3. The court abandoned a fundamental human right.

Mandatory insurance coverage of birth control without a co-pay became a "fundamental human right" to those on the Left via these three steps:

Step 1: President Obama (not Congress) requires employers to cover birth control.

Step 2: Liberal media begin describing the birth control mandate as a fundamental human right.

Step 3: After the Court strikes down parts of the mandate for certain employers, liberals claim the Court is violating human rights.

The birth control mandate is not in the Affordable Care Act, also known as "Obamacare." It is an executive order that came from the Department of Health and Human Services as part of the implementation of the ACA.

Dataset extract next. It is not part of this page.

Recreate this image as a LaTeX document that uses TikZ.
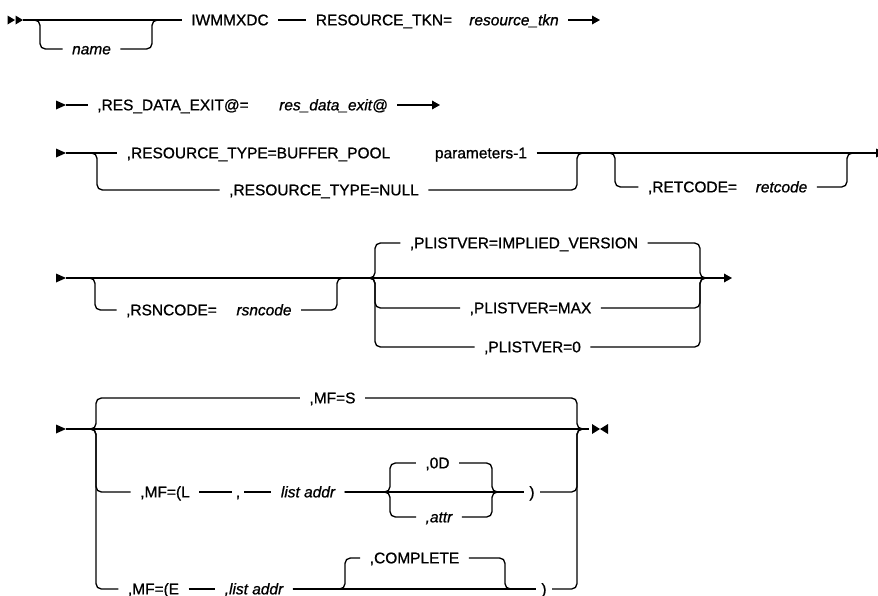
\documentclass[tikz,border=0pt]{standalone}
\usepackage{fontspec}
\setmainfont{Liberation Sans}[UprightFeatures={FakeBold=0.9}, ItalicFeatures={FakeBold=0.9}]
\usetikzlibrary{arrows.meta}
\tikzset{
  sdline/.style={line width=1pt},
  sdbranch/.style={line width=1pt, rounded corners=4pt},
  sdarrow/.style={line width=1pt, -{Triangle[length=6pt,width=6.5pt]}},
  sdkw/.style={inner xsep=7pt, inner ysep=1pt, text height=9pt, text depth=1pt, font=\fontsize{11.6}{13}\selectfont},
  sdvar/.style={sdkw, font=\fontsize{11.6}{13}\selectfont\itshape},
}
\newcommand{\SDhead}[1]{\fill (#1) -- ++(-10,-4.5) -- ++(0,9) -- cycle;}

\begin{document}
\begin{tikzpicture}[x=0.75pt, y=-0.75pt]
  \useasboundingbox[fill=white] (0,0) rectangle (878,596);

  \coordinate (s1) at (23,20);
  \coordinate (n1l) at (40,20);
  \coordinate (n1r) at (152,20);
  \coordinate (e1) at (600,20);
  \node[sdvar] (nm) at (91.5,49) {name};
  \node[sdkw] (iw) at (230,20) {IWMMXDC};
  \node[sdkw] (tkn) at (384,20) {RESOURCE\_TKN=};
  \node[sdvar] (tknv) at (514,20) {resource\_tkn};
  \fill (15,20) -- ++(-7.5,-4.5) -- ++(0,9) -- cycle;
  \fill (s1) -- ++(-7.5,-4.5) -- ++(0,9) -- cycle;
  \draw[sdline] (s1) -- (iw);
  \draw[sdbranch] (s1) -| (n1l |- nm) -- (nm);
  \draw[sdbranch] (nm) -| (n1r) -- (iw);
  \draw[sdline] (iw) -- (tkn);
  \draw[sdarrow] (tknv) -- (e1);

  \coordinate (s2) at (66,105);
  \coordinate (e2) at (440,105);
  \node[sdkw] (rde) at (173,105) {,RES\_DATA\_EXIT@=};
  \node[sdvar] (rdev) at (333.5,105) {res\_data\_exit@};
  \SDhead{s2}
  \draw[sdline] (s2) -- (rde);
  \draw[sdarrow] (rdev) -- (e2);

  \coordinate (s3) at (66,153);
  \coordinate (b3l) at (97,153);
  \coordinate (b3r) at (577,153);
  \coordinate (c3l) at (615,153);
  \coordinate (c3r) at (847,153);
  \coordinate (e3) at (886,153);
  \node[sdkw] (bp) at (258.5,153) {,RESOURCE\_TYPE=BUFFER\_POOL};
  \node[sdkw] (p1) at (481,153) {parameters-1};
  \node[sdkw] (nul) at (324,190) {,RESOURCE\_TYPE=NULL};
  \node[sdkw] (rc) at (692.5,187) {,RETCODE=};
  \node[sdvar] (rcv) at (781.5,187) {retcode};
  \SDhead{s3}
  \draw[sdline] (s3) -- (bp);
  \draw[sdbranch] (s3) -| (b3l |- nul) -- (nul);
  \draw[sdbranch] (nul) -| (b3r) -- (c3l);
  \draw[sdline] (p1) -- (e3);
  \draw[sdbranch] (b3r) -| (c3l |- rc) -- (rc);
  \draw[sdbranch] (rcv) -| (c3r) -- (e3);
  \SDhead{e3}

  \coordinate (s4) at (66,278);
  \coordinate (r4l) at (95,278);
  \coordinate (r4r) at (337,278);
  \coordinate (p4l) at (375,278);
  \coordinate (p4r) at (700,278);
  \coordinate (e4) at (732,278);
  \node[sdkw] (rsn) at (171.5,310) {,RSNCODE=};
  \node[sdvar] (rsnv) at (264,310) {rsncode};
  \node[sdkw] (pimp) at (524,243) {,PLISTVER=IMPLIED\_VERSION};
  \node[sdkw] (pmax) at (530.5,308) {,PLISTVER=MAX};
  \node[sdkw] (pz) at (532.5,347) {,PLISTVER=0};
  \SDhead{s4}
  \draw[sdarrow] (s4) -- (e4);
  \draw[sdbranch] (s4) -| (r4l |- rsn) -- (rsn);
  \draw[sdbranch] (rsnv) -| (r4r) -- (p4l);
  \draw[sdbranch] (r4r) -| (p4l |- pimp) -- (pimp);
  \draw[sdbranch] (r4r) -| (p4l |- pmax) -- (pmax);
  \draw[sdbranch] (r4r) -| (p4l |- pz) -- (pz);
  \draw[sdbranch] (pimp) -| (p4r) -- ++(8,0);
  \draw[sdbranch] (pmax) -| (p4r) -- ++(8,0);
  \draw[sdbranch] (pz) -| (p4r) -- ++(8,0);

  \coordinate (s5) at (66,429);
  \coordinate (m5l) at (96,429);
  \coordinate (m5r) at (577,429);
  \coordinate (e5) at (600,429);
  \coordinate (g5l) at (390,492);
  \coordinate (g5r) at (492,492);
  \coordinate (k5l) at (345,589);
  \coordinate (k5r) at (505,589);
  \node[sdkw] (mfs) at (332.5,398) {,MF=S};
  \node[sdkw] (mfl) at (165,492) {,MF=(L};
  \node[sdkw, inner xsep=3pt] (cm) at (238,492) {,};
  \node[sdvar] (la) at (308,492) {list addr};
  \node[sdkw] (od) at (437.5,463) {,0D};
  \node[sdvar] (at) at (439,517) {,attr};
  \node[sdkw, inner xsep=4pt] (rp1) at (532,492) {)};
  \node[sdkw] (mfe) at (153.5,589) {,MF=(E};
  \node[sdvar] (le) at (254,589) {,list addr};
  \node[sdkw] (cmp) at (414.5,558) {,COMPLETE};
  \node[sdkw, inner xsep=4pt] (rp2) at (544,589) {)};
  \SDhead{s5}
  \draw[sdline] (s5) -- ([xshift=-8]e5);
  \draw[sdbranch] (s5) -| (m5l |- mfs) -- (mfs);
  \draw[sdbranch] (mfs) -| (m5r) -- ++(8,0);
  \draw[sdbranch] (s5) -| (m5l |- mfl) -- (mfl);
  \draw[sdline] (mfl) -- (cm) -- (la) -- (rp1);
  \draw[sdbranch] (la) -| (g5l |- od) -- (od);
  \draw[sdbranch] (od) -| (g5r) -- (rp1);
  \draw[sdbranch] (la) -| (g5l |- at) -- (at);
  \draw[sdbranch] (at) -| (g5r) -- (rp1);
  \draw[sdbranch] (rp1) -| (m5r) -- ++(8,0);
  \draw[sdbranch] (s5) -| (m5l |- mfe) -- (mfe);
  \draw[sdline] (mfe) -- (le) -- (rp2);
  \draw[sdbranch] (le) -| (k5l |- cmp) -- (cmp);
  \draw[sdbranch] (cmp) -| (k5r) -- (rp2);
  \draw[sdbranch] (rp2) -| (m5r) -- ++(8,0);
  \fill (e5) -- ++(-8,-5) -- ++(0,10) -- cycle;
  \fill (e5) -- ++(8,-5) -- ++(0,10) -- cycle;
\end{tikzpicture}
\end{document}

This means there was no congressional debate on whether there should be a birth control mandate. There was also no national debate before it was implemented. It was never brought up during Obama's 2008 presidential campaign or while the nation was debating passage of the ACA.

On the other side of the Hobby Lobby case was RFRA, a law that only three senators and no House members voted against and that was signed by Democratic President Bill Clinton.

Additionally, RFRA was a response by Congress to a 1990 Supreme Court decision that fundamentally changed how courts interpret the religious freedom clauses of the First Amendment. Laws that violate religious liberty but are generally applicable (not aimed at a particular religious group) are not unconstitutional, the Court said. Congress recognized that reasoning would severely limit religious freedom. RFRA was, essentially, Congress telling the Court to interpret the First Amendment how it had always interpreted it before 1990.

The Court's Hobby Lobby case, therefore, was a decision between an executive order implemented without public debate versus how a nearly unanimous Congress and a Democratic president told the Court to interpret the religious freedom clauses of the First Amendment.